Other than that, Gov. Bill Ritter is out of the hospital and back on the job — albeit lighter duty — after last week’s bike accident left him with five fractured ribs, a separated shoulder and a bruised lung.

“It is extremely painful,” Ritter said Wednesday in his first public appearance since the accident.

He said he is still taking painkillers, particularly at night to help him sleep. The 53-year-old Democratic governor was at Denver Health Medical Center through Saturday recovering from the crash.

After being discharged, he said, he has been conducting business at the Governor’s Residence, meeting with staffers there daily.

“I think I’ll probably be close to a full schedule hopefully by next week,” said Ritter, adding it would probably be six to eight weeks before his ribs fully heal.

“Exercise is out of the question for a long time,” he said.

Ritter was riding in a group of five men when the crash occurred shortly after 6 a.m. March 2 at East 23rd Avenue and High Street in Denver. Ritter’s tire apparently brushed the rear tire of the rider in front of him and he crashed, as did the person behind him.

The governor said one of the riders — identified by The Denver Post as Dan Smink, a partner in a Denver marketing firm — suffered fractures in both arms. Ritter administration officials have declined to identify any of the other riders and wouldn’t say whether Colorado State Patrol security officers were with the governor at the time.

Ritter did say that one of the riders called 911 after the spill.
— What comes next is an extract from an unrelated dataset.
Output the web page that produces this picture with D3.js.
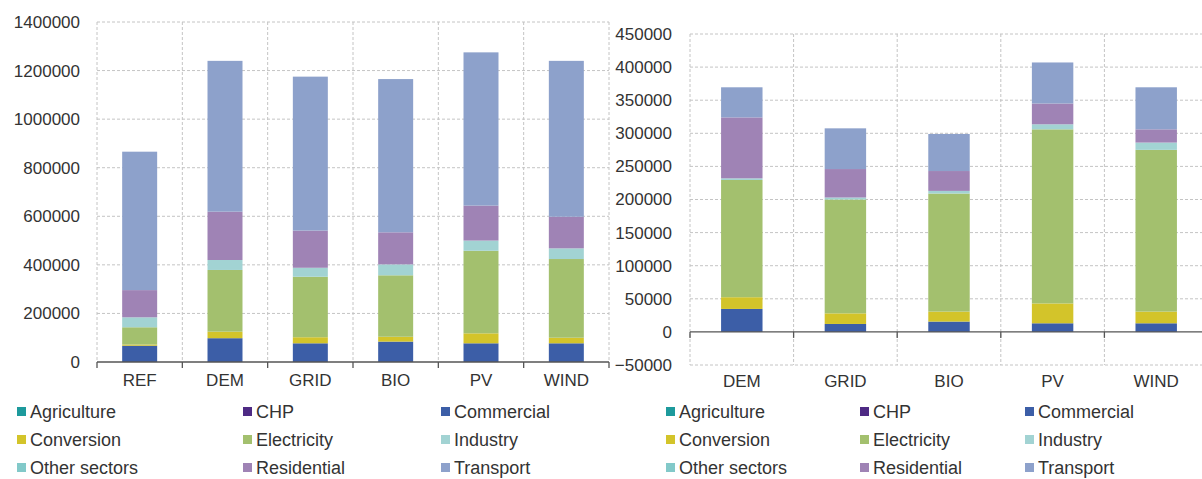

However, there was no investigation of the accident.

“We were under the speed limit, well under the speed limit,” Ritter said. “I had a helmet on. We were doing everything I believe we were supposed to do. It was just one of those things that happened.”

Virtually unscathed was Ritter’s touring bicycle, which he said suffered only minor damage to the front wheel. “I basically wound up on my back with the bike in the air,” he said.

When world-renowned cyclist Lance Armstrong heard about Ritter’s accident, he sent a get-well greeting via Twitter. Ritter and Armstrong met at the statehouse last fall to discuss reviving the famed Coors Classic bike race in Colorado next year.

Ritter said he has heard from many well-wishers, including “just about everybody who has had a rib injury.”

It hurts to breathe sometimes, and it hurts more to laugh, Ritter said, recounting how his kids wanted him to watch the 1980s teen comedy “Ferris Bueller’s Day Off,” which he had never seen.

“We were five minutes into the video,” Ritter said, “and I had to ask them — not just ask them, I screamed — ‘You have to take it off’ because I was laughing so hard it really caused excruciating pain.”

An avid bicyclist, Ritter last summer completed the Triple Bypass race, which covers 120 miles and scales three mountain passes between Evergreen and Avon.

He said it will take awhile to get back in bicycling form.

“I’ll ride again,” he said. “I’m smart enough to know it’s going to be important to do that very slowly.